Keith Tyson - Turn Back Now at Jerwood Hastings
Nearly 15 years ago whilst at the Philip Guston exhibition at the Royal Academy I watched a video which outlined Guston’s studio practise. He stated that he would enter the studio and then start work but if it was working well felt like the art had taken over and he was no longer making the decisions. Visiting the Keith Tyson exhibition at the Jerwood in Hastings I felt that statement coming to life. The idea of studio practise being absolutely central to an artist’s experience has been acknowledged, extended and applauded in a way that takes the viewer firstly into the intimacies of the artist thought levels but then outward into extremes of the universe and an exploration of the very edges of our concepts and understandings.
The initial room is full from floor to ceiling with more or less identically sized framed paintings. It is reminiscent of the library story by Jorge Luis Borges, where the reader is led through the book shelves with endless copies of the same book which gradually progress and change as you leaf through each copy in search of an ending which is forever elusive. In Tyson’s case these are described more as sketchbook pages than as individual experiences. They are large scale, way beyond the normal size of a sketchbook and are wall drawings that are executed continuously in Tyson’s studio. Chronology is thrown out of the window and the exhibits are arranged according to Tyson’s choice and dictate. Whether this dictate would be constant or a path of continuous change becomes part of the essential workings of the process. Like rearranging a chess board, each piece being essential to the scheme of things but being variable in its positioning; they work as teams but also stand alone. Subject matter moves and shifts with whim and affect. Occasionally tying in with momentous occasions such as a portrait of Baraka Obama or more prophetically Donald Trump. Other times it seems deeply personalised as in the ones that mention marriage counselling. There is confessional at work here; a blood letting in order to self deprecate and expose.
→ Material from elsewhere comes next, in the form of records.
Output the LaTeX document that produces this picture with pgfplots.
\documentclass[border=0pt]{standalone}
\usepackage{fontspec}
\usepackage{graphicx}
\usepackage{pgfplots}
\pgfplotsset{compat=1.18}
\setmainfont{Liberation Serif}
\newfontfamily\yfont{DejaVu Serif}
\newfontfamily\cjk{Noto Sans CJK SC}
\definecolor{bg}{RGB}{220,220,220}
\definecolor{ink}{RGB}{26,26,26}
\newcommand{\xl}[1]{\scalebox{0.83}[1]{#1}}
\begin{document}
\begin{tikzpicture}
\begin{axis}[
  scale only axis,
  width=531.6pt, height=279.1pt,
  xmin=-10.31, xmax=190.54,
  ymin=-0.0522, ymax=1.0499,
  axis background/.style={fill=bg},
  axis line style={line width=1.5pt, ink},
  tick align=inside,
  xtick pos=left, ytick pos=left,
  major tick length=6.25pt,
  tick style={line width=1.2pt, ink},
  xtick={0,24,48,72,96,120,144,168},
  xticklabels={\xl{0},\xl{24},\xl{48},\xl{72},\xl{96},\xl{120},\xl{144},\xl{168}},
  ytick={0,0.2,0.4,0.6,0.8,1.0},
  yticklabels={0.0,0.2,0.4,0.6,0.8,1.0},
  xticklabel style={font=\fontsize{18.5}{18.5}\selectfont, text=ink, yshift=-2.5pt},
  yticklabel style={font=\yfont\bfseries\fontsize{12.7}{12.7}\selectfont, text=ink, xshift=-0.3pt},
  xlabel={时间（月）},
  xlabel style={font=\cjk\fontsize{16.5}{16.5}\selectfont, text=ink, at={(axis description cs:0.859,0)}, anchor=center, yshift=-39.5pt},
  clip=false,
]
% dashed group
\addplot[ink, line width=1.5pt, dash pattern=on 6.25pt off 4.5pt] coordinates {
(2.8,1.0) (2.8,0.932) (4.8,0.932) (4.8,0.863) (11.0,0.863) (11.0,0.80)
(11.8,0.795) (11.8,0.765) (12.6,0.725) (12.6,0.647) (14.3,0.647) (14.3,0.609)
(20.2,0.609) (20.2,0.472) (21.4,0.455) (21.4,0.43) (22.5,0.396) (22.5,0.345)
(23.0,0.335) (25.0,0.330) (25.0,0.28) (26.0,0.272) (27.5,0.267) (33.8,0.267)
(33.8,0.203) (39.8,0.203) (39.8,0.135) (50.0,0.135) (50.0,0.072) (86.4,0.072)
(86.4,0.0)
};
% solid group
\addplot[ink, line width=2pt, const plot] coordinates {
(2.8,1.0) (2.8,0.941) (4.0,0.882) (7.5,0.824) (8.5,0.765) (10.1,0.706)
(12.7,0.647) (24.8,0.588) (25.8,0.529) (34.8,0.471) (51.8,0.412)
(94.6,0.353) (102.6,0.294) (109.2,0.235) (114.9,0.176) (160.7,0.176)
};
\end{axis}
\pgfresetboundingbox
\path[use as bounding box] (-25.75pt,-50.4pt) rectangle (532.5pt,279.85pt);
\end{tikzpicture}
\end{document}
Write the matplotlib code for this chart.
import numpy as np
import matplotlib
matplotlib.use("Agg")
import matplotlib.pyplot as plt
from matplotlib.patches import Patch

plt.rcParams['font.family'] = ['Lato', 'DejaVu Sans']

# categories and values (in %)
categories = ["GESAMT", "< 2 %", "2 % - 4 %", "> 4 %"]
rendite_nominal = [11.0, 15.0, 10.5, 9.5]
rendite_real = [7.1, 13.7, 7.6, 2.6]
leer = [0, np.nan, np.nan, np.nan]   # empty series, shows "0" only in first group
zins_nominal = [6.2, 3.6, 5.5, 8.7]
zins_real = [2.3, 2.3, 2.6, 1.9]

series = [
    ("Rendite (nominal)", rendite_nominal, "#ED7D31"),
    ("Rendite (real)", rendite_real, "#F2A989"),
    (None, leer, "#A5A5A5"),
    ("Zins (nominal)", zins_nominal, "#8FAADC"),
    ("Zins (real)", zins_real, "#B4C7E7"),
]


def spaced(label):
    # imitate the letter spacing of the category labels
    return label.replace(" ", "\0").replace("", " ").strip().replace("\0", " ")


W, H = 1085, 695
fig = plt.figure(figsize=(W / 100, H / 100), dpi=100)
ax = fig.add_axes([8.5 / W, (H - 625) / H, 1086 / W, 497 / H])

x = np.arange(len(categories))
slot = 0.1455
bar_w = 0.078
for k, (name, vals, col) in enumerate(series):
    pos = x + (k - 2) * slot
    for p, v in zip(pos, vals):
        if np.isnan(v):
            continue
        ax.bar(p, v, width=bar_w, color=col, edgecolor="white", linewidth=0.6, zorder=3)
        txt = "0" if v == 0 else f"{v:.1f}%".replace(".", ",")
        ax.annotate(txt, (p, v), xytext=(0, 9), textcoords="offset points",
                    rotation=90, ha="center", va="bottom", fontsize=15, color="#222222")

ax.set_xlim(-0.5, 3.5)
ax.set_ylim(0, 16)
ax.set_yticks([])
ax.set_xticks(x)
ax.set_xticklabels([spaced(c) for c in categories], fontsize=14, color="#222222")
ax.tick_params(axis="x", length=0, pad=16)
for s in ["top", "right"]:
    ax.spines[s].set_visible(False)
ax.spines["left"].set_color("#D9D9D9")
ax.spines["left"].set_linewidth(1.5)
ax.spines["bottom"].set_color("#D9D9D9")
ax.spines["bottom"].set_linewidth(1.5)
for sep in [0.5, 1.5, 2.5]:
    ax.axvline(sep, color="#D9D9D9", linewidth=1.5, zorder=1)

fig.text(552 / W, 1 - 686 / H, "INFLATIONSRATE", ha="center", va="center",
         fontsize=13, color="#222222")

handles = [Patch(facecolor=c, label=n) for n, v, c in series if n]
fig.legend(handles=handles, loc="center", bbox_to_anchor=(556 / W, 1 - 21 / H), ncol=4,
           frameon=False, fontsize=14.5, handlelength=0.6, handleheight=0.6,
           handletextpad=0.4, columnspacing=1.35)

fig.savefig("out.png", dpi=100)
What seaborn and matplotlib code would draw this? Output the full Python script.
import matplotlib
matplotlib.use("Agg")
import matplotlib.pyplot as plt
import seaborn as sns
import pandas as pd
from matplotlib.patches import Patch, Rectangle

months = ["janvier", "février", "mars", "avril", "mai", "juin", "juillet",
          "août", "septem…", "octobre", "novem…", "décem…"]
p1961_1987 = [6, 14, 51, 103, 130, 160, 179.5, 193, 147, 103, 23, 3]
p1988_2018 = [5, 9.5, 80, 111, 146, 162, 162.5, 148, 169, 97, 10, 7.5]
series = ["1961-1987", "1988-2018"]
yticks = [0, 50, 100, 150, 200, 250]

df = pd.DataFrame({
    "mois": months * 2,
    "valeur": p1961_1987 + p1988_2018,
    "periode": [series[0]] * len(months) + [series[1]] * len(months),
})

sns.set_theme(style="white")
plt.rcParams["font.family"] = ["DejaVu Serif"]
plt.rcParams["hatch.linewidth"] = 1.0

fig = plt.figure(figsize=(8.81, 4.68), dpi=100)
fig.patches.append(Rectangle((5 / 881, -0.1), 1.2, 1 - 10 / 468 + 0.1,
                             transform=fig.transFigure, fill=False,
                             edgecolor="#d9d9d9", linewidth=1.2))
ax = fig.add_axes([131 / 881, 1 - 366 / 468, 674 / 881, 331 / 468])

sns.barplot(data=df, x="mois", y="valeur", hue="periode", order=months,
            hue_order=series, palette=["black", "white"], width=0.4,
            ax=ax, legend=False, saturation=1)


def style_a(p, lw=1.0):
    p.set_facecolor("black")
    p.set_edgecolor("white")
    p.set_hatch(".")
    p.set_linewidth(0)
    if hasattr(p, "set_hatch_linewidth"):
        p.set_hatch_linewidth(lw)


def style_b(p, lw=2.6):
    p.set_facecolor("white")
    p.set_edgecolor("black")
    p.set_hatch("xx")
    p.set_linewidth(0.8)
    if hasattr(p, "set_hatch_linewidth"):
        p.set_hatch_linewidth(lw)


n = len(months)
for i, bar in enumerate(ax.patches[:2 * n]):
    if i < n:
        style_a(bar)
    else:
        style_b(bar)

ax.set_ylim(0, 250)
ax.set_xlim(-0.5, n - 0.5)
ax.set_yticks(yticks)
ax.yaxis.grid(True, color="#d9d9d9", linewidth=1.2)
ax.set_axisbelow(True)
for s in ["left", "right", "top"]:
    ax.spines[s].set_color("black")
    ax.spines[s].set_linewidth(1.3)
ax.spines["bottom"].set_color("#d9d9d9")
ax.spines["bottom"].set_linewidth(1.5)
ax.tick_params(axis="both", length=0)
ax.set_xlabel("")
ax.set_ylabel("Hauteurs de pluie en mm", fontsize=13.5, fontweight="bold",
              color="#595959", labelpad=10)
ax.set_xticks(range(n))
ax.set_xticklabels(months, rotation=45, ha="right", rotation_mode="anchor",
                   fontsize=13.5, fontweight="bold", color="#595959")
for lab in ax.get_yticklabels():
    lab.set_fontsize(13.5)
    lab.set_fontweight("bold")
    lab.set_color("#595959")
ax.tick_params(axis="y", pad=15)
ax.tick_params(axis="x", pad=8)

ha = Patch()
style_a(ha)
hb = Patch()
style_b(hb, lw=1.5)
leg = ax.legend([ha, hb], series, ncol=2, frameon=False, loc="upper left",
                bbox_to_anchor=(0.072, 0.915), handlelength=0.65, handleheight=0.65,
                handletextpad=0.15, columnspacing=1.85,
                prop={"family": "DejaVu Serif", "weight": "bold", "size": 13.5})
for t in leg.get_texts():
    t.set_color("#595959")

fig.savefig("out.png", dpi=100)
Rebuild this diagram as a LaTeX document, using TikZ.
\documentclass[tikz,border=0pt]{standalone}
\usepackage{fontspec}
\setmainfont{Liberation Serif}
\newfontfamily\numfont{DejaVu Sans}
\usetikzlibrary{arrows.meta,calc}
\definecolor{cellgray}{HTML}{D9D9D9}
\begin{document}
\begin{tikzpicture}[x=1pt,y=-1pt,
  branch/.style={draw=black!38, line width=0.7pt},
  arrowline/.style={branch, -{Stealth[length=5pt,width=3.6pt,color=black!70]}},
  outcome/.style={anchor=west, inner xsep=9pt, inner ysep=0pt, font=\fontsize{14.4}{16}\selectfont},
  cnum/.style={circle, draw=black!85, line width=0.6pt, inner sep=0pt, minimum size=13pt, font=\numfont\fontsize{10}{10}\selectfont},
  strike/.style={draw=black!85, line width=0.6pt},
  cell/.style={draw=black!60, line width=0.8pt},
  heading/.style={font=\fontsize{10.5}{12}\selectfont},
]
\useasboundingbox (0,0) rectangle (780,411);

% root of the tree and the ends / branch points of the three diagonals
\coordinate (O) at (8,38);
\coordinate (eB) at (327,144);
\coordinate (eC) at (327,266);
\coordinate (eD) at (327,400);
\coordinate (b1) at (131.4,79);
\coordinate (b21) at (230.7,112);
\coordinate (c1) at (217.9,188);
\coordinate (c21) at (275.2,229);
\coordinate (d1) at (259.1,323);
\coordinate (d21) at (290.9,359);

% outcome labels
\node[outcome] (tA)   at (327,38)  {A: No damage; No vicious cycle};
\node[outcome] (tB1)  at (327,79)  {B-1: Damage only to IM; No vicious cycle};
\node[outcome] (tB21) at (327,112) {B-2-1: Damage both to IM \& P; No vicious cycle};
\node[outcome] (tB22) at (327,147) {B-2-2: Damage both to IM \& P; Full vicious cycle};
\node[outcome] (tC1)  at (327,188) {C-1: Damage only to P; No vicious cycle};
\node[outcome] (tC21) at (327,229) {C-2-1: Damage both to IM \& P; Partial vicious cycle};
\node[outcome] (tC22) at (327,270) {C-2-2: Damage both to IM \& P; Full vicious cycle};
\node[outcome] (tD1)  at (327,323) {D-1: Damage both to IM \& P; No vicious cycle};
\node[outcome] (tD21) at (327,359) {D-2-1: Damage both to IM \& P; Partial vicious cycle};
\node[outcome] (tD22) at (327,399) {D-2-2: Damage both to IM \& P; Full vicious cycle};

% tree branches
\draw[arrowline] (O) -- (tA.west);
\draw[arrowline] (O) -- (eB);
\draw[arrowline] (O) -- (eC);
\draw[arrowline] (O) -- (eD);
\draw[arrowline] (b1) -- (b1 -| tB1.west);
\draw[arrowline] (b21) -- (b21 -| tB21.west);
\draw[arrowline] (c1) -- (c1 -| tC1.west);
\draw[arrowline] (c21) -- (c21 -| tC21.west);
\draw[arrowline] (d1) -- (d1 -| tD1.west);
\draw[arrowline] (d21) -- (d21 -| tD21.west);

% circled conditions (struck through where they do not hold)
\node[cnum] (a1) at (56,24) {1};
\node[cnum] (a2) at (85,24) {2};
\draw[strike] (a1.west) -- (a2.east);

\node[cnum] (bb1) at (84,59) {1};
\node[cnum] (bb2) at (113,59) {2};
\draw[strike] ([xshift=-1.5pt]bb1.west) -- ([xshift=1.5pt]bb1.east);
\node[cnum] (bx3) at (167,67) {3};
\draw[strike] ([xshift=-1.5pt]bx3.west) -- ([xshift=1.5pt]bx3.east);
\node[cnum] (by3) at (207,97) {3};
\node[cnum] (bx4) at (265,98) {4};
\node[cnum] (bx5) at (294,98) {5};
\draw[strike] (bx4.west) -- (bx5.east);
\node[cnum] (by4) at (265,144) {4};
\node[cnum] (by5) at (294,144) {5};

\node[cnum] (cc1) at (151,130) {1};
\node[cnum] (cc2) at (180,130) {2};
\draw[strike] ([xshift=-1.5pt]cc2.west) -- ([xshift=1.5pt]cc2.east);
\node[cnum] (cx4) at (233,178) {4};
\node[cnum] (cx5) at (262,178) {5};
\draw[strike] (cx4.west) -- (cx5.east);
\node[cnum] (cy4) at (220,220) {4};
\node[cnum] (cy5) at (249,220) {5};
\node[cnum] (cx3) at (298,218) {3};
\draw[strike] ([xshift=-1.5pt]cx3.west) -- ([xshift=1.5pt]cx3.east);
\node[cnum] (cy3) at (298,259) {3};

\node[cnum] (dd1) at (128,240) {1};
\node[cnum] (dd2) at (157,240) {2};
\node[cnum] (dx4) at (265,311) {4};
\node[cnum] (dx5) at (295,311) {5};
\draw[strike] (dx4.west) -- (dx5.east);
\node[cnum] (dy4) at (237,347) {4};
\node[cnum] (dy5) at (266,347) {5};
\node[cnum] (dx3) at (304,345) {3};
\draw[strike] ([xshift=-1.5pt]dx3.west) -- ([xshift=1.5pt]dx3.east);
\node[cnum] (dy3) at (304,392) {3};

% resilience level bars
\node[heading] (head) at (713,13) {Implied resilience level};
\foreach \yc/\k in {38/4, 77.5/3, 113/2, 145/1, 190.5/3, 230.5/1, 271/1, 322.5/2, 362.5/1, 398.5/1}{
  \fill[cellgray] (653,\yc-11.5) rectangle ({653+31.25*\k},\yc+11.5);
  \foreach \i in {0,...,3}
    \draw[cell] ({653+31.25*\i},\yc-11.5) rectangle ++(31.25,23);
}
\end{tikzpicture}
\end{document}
This exploration of the self which is then woven into aspects of the outside world and then innermost thoughts about the physical nature of the universe seems well summed up in a statement that appears on one of the drawings from May 4 2004 “All acts of artistic imagination are discoveries rather than inventions”.
It is the nature of the practise that the process is exploratory and research based. In some ways the most important aspect of the work is in the setting up of the final exhibition. Like a gambler or a card shark Tyson uses both the aspect of chance that comes from such things as John Cage and Mark Boyle alongside the domestic and the way we all organise our possessions. Oh but of course that boomerang should go next the that clown because of the similarity between the clown’s mouth and the wooden artefact.
There are 3 rooms in the exhibition each loosely titled as Day to Day, Microcosmic and Cosmic. The Day to Day is by far the largest with the Microcosmic significantly reduced in size to house a mock up of a main frame computer. The structure lies on its side and is meticulous in its depiction of the valves and boxes that presumably housed the original computer. Clear highways and byways seem to move information about as if literally being carried along the wires as if by horse drawn carriage. It is a far cry from the way that information now moves through the air in invisible movements that surround us and engulfing us in a way that remains invisible and yet instantly accessible. This reference to the origins of information technology seems apt when you start to consider the way that Tyson operates. Many of the wall drawings are dated with a single date. Some of them are extremely complex in execution and seems to suggest that once started Tyson spends a whole heap of time in the studio until it is finished. Each one then becomes a window on that aspect of Tyson’s time. A static version of windows on a computer. When you put a search into a computer it brings up endless variables, a non stop access to random selection. And yet once reduced to the physical to the mere structure of a machine it then begins to take on other implications. The thing that immediately comes to mind is the animal mazes that behaviourists use to judge animals and the way that they operate their intelligence. A 2016 statement in one of Tyson’s drawings hints at this link as well “Chronic overcrowding in rats caused enlarged adrenal glands”. Again what we have is a way to explore ideas that start with the main frame but then counterbalance this with the fundamentals of the creative process. There are of course similarities between the way that museums curate and use their collections to explore the deeper implications of the human condition and its development.
Whether it be the Guston view of the studio which acknowledges the artist as a medium for the imagination or the way that artists like Lucien Freud or Frank Auerbach spend huge amounts of time isolated in their studio exploring in great depth their response to similar daily stimulus and routine, self imposed isolation is a key to many artist’s practise. Tyson is not alone in the way that he monopolises and explores his internal meditations with his external stimuli, the recent Joseph Cornel exhibition at the Royal Academy showed up a process that turned the mundane into the cosmic and added extra terrestrial implication to the everyday. This in some ways is the closest to Tyson’s way of working. The wardrobe entrance to a hidden kingdom or in this case the table top launch pad to the nearest black hole.
The final room, “Cosmic” brings it all into a logic which both summarises as well as expands the process. A large scale view of the universe with a mirrored ball in the centre of the room. The ball has been attacked but never pierced by pieces of meteorite which stretch the surface and create new visions of the world that surround it. Distortions or extended realities? Or as Tyson puts it in August 23 2009: “How can I be shocked when I know deep down everything is the same age.”